(WHAT YOU SHOULD DO) Skip the pictures and quote all of the lines exactly.

(RECORDED INFORMATION)
=====
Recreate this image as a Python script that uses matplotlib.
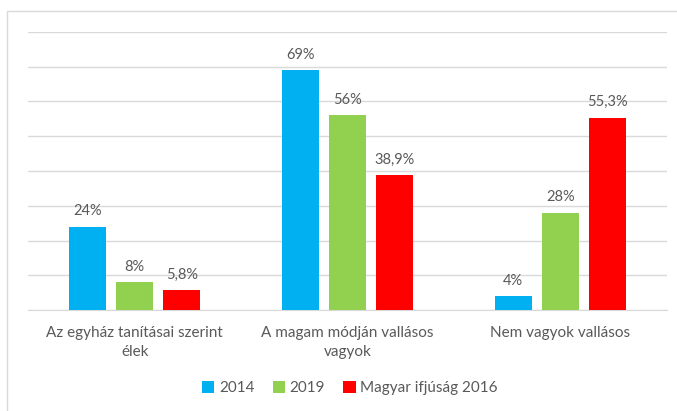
import matplotlib
matplotlib.use("Agg")
import matplotlib.pyplot as plt
import numpy as np
from matplotlib.patches import Rectangle

categories = ["Az egyház tanításai szerint\nélek",
              "A magam módján vallásos\nvagyok",
              "Nem vagyok vallásos"]
series_names = ["2014", "2019", "Magyar ifjúság 2016"]
values_2014 = [24, 69, 4]
values_2019 = [8, 56, 28]
values_2016 = [5.8, 38.9, 55.3]
labels_2014 = ["24%", "69%", "4%"]
labels_2019 = ["8%", "56%", "28%"]
labels_2016 = ["5,8%", "38,9%", "55,3%"]
colors = ["#00B0F0", "#92D050", "#FF0000"]

plt.rcParams['font.family'] = ['Lato', 'DejaVu Sans']
fig = plt.figure(figsize=(6.77, 4.11), dpi=100)
ax = fig.add_axes([28.3/677, 1-310.3/411, (666.7-28.3)/677, (310.3-31.7)/411])

# chart border
fig.patches.append(Rectangle((7.3/677, -0.1), 1.2, 1 - 10.7/411 + 0.1,
                             transform=fig.transFigure, fill=False,
                             edgecolor="#D9D9D9", linewidth=1.0))

x = np.arange(len(categories))
w = 0.174
stride = 0.222
text_color = "#595959"
all_vals = [values_2014, values_2019, values_2016]
all_labels = [labels_2014, labels_2019, labels_2016]
for i, (vals, labs, name, c) in enumerate(zip(all_vals, all_labels, series_names, colors)):
    pos = x + (i - 1) * stride
    ax.bar(pos, vals, width=w, color=c, label=name, zorder=3)
    for p, v, l in zip(pos, vals, labs):
        ax.annotate(l, (p, v), xytext=(0, 6), textcoords="offset points",
                    ha="center", va="bottom", fontsize=10.5, color=text_color)

ax.set_xlim(-0.5, 2.5)
ax.set_ylim(0, 80)
ax.set_yticks(np.arange(0, 81, 10))
ax.yaxis.grid(True, color="#D9D9D9", linewidth=1.0, zorder=0)
ax.tick_params(axis="y", left=False, labelleft=False)
ax.tick_params(axis="x", bottom=False, colors=text_color, labelsize=11, pad=8)
ax.set_xticks(x)
ax.set_xticklabels(categories, color=text_color, linespacing=1.4)
for s in ["top", "right", "left"]:
    ax.spines[s].set_visible(False)
ax.spines["bottom"].set_color("#D9D9D9")
ax.set_axisbelow(True)

leg = fig.legend(loc="center", bbox_to_anchor=(350/677, 1-388/411), ncol=3,
                 frameon=False, fontsize=11, handlelength=0.8, handleheight=0.8,
                 handletextpad=0.3, columnspacing=1.2)
for t in leg.get_texts():
    t.set_color(text_color)

fig.savefig("out.png", dpi=100)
=====
(TASK OUTPUT)
Recreate this image as a Python script that uses matplotlib.
import matplotlib
matplotlib.use("Agg")
import matplotlib.pyplot as plt
import numpy as np
from matplotlib.patches import Rectangle

categories = ["Az egyház tanításai szerint\nélek",
              "A magam módján vallásos\nvagyok",
              "Nem vagyok vallásos"]
series_names = ["2014", "2019", "Magyar ifjúság 2016"]
values_2014 = [24, 69, 4]
values_2019 = [8, 56, 28]
values_2016 = [5.8, 38.9, 55.3]
labels_2014 = ["24%", "69%", "4%"]
labels_2019 = ["8%", "56%", "28%"]
labels_2016 = ["5,8%", "38,9%", "55,3%"]
colors = ["#00B0F0", "#92D050", "#FF0000"]

plt.rcParams['font.family'] = ['Lato', 'DejaVu Sans']
fig = plt.figure(figsize=(6.77, 4.11), dpi=100)
ax = fig.add_axes([28.3/677, 1-310.3/411, (666.7-28.3)/677, (310.3-31.7)/411])

# chart border
fig.patches.append(Rectangle((7.3/677, -0.1), 1.2, 1 - 10.7/411 + 0.1,
                             transform=fig.transFigure, fill=False,
                             edgecolor="#D9D9D9", linewidth=1.0))

x = np.arange(len(categories))
w = 0.174
stride = 0.222
text_color = "#595959"
all_vals = [values_2014, values_2019, values_2016]
all_labels = [labels_2014, labels_2019, labels_2016]
for i, (vals, labs, name, c) in enumerate(zip(all_vals, all_labels, series_names, colors)):
    pos = x + (i - 1) * stride
    ax.bar(pos, vals, width=w, color=c, label=name, zorder=3)
    for p, v, l in zip(pos, vals, labs):
        ax.annotate(l, (p, v), xytext=(0, 6), textcoords="offset points",
                    ha="center", va="bottom", fontsize=10.5, color=text_color)

ax.set_xlim(-0.5, 2.5)
ax.set_ylim(0, 80)
ax.set_yticks(np.arange(0, 81, 10))
ax.yaxis.grid(True, color="#D9D9D9", linewidth=1.0, zorder=0)
ax.tick_params(axis="y", left=False, labelleft=False)
ax.tick_params(axis="x", bottom=False, colors=text_color, labelsize=11, pad=8)
ax.set_xticks(x)
ax.set_xticklabels(categories, color=text_color, linespacing=1.4)
for s in ["top", "right", "left"]:
    ax.spines[s].set_visible(False)
ax.spines["bottom"].set_color("#D9D9D9")
ax.set_axisbelow(True)

leg = fig.legend(loc="center", bbox_to_anchor=(350/677, 1-388/411), ncol=3,
                 frameon=False, fontsize=11, handlelength=0.8, handleheight=0.8,
                 handletextpad=0.3, columnspacing=1.2)
for t in leg.get_texts():
    t.set_color(text_color)

fig.savefig("out.png", dpi=100)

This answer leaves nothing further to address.